The whole day kind of felt like a tour of other people's houses, families. (Maybe the whole trip did, actually.) Because after the Olive Garden Kaitlin got off work (9pm) & I went home w/ her & Karin. Her house is very long & clean & neutral colored, except for her room, which is cluttered with anime magazines, textbooks, colored pencils, plushies, patched clothes & papers. Her walls are covered, too, & it's strange to spot the photographs that have me in them, & pages of art attempts I drew for her years ago. There are computer-printed pictures of Cloverfield (my brother's cat) as a kitten up too.
When we first got home, Kaitlin poked her head into her parents' room so we could say hi. They were lying in bed reading, side-by-side, with twin lamps lit, like the Brady Bunch parents or something. It was surreal but cute.
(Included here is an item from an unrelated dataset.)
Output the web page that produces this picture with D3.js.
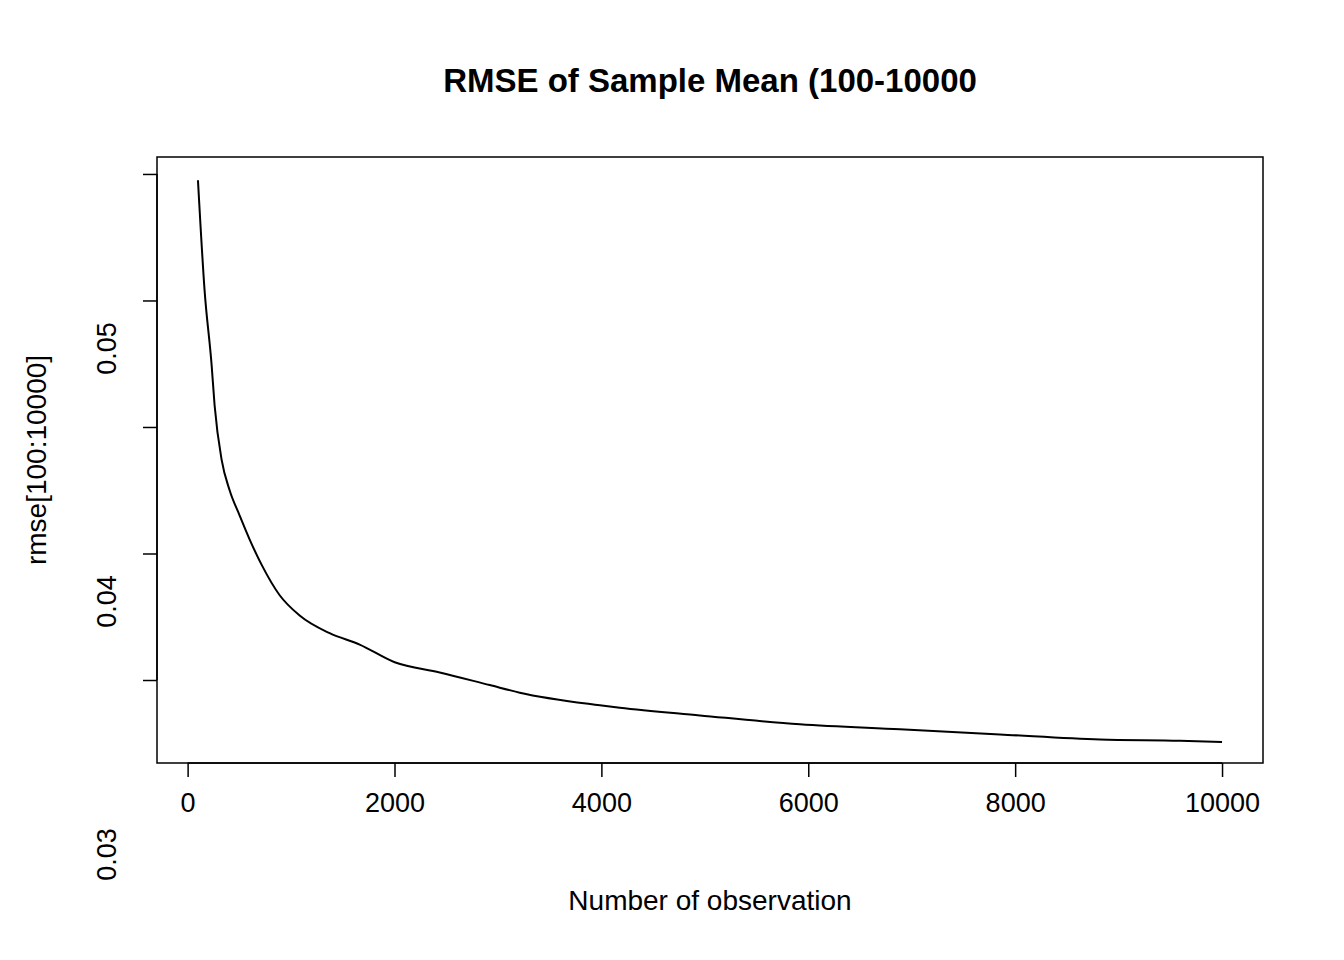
<!DOCTYPE html>
<html>
<head>
<meta charset="utf-8">
<script src="https://cdn.jsdelivr.net/npm/d3@7"></script>
<style>
body { margin: 0; background: #fff; }
text { font-family: "Liberation Sans", Arial, sans-serif; }
</style>
</head>
<body>
<svg id="chart" width="1344" height="960"></svg>
<script>
// values
var obs = [100, 164, 232, 261, 329, 406, 503, 600, 716, 890, 1083, 1373, 1663, 2002, 2437, 2921, 3211, 3985, 4178, 4952, 5919, 6886, 7853, 8820, 9594, 10000]
var rmse = [0.0495, 0.0408, 0.0349, 0.0317, 0.0274, 0.0250, 0.0230, 0.0211, 0.0191, 0.0167, 0.0151, 0.0137, 0.0128, 0.0114, 0.0106, 0.0096, 0.0090, 0.0080, 0.0078, 0.0072, 0.0065, 0.0061, 0.0057, 0.0053, 0.0052, 0.0051]
var xTicks = [0, 2000, 4000, 6000, 8000, 10000]
var yTicks = [0.01, 0.02, 0.03, 0.04, 0.05]

var pLeft = 157, pRight = 1263, pTop = 157, pBottom = 763

var svg = d3.select("#chart")

var x = d3.scaleLinear().domain([-296, 10396]).range([pLeft, pRight])
var y = d3.scaleLinear().domain([0.00344, 0.05134]).range([pBottom, pTop])

svg.append("rect")
    .attr("x", pLeft).attr("y", pTop)
    .attr("width", pRight - pLeft).attr("height", pBottom - pTop)
    .style("fill", "none").style("stroke", "#000").style("stroke-width", 1.5)

var xa = svg.append("g")
    .attr("transform", "translate(0," + pBottom + ")")
    .call(d3.axisBottom(x).tickValues(xTicks).tickSize(14).tickPadding(16).tickFormat(d3.format("d")))
xa.select(".domain").attr("d", "M" + x(0) + ",0H" + x(10000)).style("stroke-width", 1.5)
xa.selectAll("line").style("stroke-width", 1.5)
xa.selectAll("text").style("font-size", "27px")

var ya = svg.append("g")
    .attr("transform", "translate(" + pLeft + ",0)")
    .call(d3.axisLeft(y).tickValues(yTicks).tickSize(14).tickPadding(0).tickFormat(d3.format(".2f")))
ya.select(".domain").attr("d", "M0," + y(0.01) + "V" + y(0.05)).style("stroke-width", 1.5)
ya.selectAll("line").style("stroke-width", 1.5)
ya.selectAll("text")
    .style("font-size", "27px")
    .attr("x", null).attr("dy", null).attr("y", 0)
    .attr("text-anchor", "middle")
    .attr("transform", function(d) { return "translate(-50," + (y(d) - pTop + pTop) + ") rotate(-90) translate(0,9)" })

var line = d3.line().x(function(d, i) { return x(obs[i]) }).y(function(d) { return y(d) }).curve(d3.curveMonotoneX)
svg.append("path")
    .datum(rmse)
    .attr("d", line)
    .style("fill", "none").style("stroke", "#000").style("stroke-width", 2)

svg.append("text")
    .attr("x", 710).attr("y", 92)
    .attr("text-anchor", "middle")
    .style("font-size", "33px").style("font-weight", "bold")
    .text("RMSE of Sample Mean (100-10000")

svg.append("text")
    .attr("x", 710).attr("y", 910)
    .attr("text-anchor", "middle")
    .style("font-size", "28px")
    .text("Number of observation")

svg.append("text")
    .attr("transform", "translate(46,460) rotate(-90)")
    .attr("text-anchor", "middle")
    .style("font-size", "28px")
    .text("rmse[100:10000]")
</script>
</body>
</html>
We stayed there until midnight, when KT drove me home because my mom refused to come get me.
I thought seeing such old friends would be like an end, or a beginning. Like a doorway we could pass through to begin something new. But once I got back "home," I just felt kind if lost. Karin was perfect - I can't imagine a better friend than she is & has always been, to everybody - but otherwise it felt like everyone was really eager to find fault w/ me. Susan seemed rapacious for bad news about my family, esp mom & poor nonChristian Pete, & the G's lectured me forever about getting an education (by which, of course, they really just mean a title or degree, THEIR type of education). & Kaitlin just didn't seem to care.
I don't know, I guess I just thought they'd be content w/ my choices now. I feel like I finally have the opportunity to do something good, & still people don't think it's good enough, because it's not their version of success. It's really disheartening. At first I felt sort of disillusioned - just sort of sad & scared & like what's the point? You know? But then I thought, screw it! I don't regret a SINGLE thing I've done (or not done), so why should I let somebody who doesn't understand me make me think I do? If I'm living it right - well - my life is never going to look like somebody else's, let alone what everybody else wants it to. & that's SUCH a good thing! Honestly.
Returning to my house was depressing, my family was depressing. Lots of things were depressing. But I weighed them against my own standard, not ones borrowed from anybody else. So it was a doorway, I guess. Something small opening. Promising. Do you know what I mean? I can do whatever I want. Not in a go out & get wasted way -- almost the opposite. I don't know if I can explain it properly, but I'm finally grasping shades of gray. Not in salvation issues or commandments, of course, but in all the little rules I bind myself with. Like veganism? I really like it, but sometimes I'm bad at it. So what? Is anything really horrible going to happen if my cereal has .2% honey in it?
I'm just tired of legalism & hypocrisy, mostly in my own life. I'm tired of reliance on titles to tell us somebody's worth. How can I grow if I'm always confining myself with tricky labels & half understood definitions? I know it's all very cliche, & I apologize for rambling. As stupid & obvious as these things seem, & as long as I should have known them, I feel like I'm finally opening up to embracing options I have taken. I know I've made the right decisions, even if it doesn't seem like it, & now I'm gaining the courage, through that, to make even better choices for myself.